China’s economy grew 5% last year, matching the government’s target, as a boom in Chinese exports offset weak domestic consumption, a balancing act that is expected to be difficult to replicate.

Industrial output rose 5.9% in 2025, outpacing the 3.7% growth in retail sales, underscoring the supply-demand imbalance.

On Tuesday, China’s finance ministry said it would extend interest subsidies for consumers, consumer-service enterprises and businesses in need of equipment upgrades to the end of 2026 to revive softening domestic demand.

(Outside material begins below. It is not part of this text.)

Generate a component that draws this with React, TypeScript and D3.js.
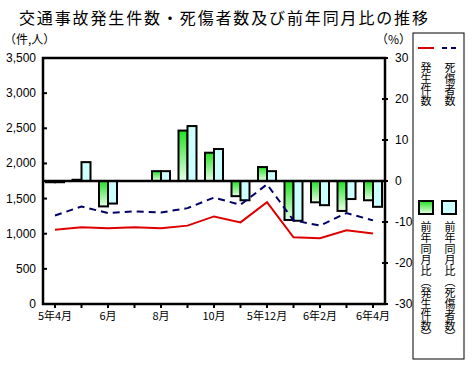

The extension seeks to “further boost consumption and expand domestic demand, continue to reduce the cost of personal consumer credit, and enhance residents’ willingness to spend,” the finance ministry said.

The ministry will also roll out interest subsidies for up to two years for loans issued to micro, small and medium-sized private enterprises from this year. It also introduced a guarantee plan totalling 500 billion yuan ($71.83 billion) over two years for private investment.

Zhou Chen, an official at the NDRC, said the government would continue to use trade-in subsidies to support consumption of goods like electric vehicles, but its focus was shifting toward services.

Officials say services, including elderly care, healthcare and leisure, offer substantial room for growth.

“The services sector has now become a key focus in efforts to expand domestic demand,” Zhou said.

In December, China deployed 62.5 billion yuan ($8.98 billion) in special treasury bond funds to support its 2026 consumer trade-in scheme for appliances and new-energy vehicles.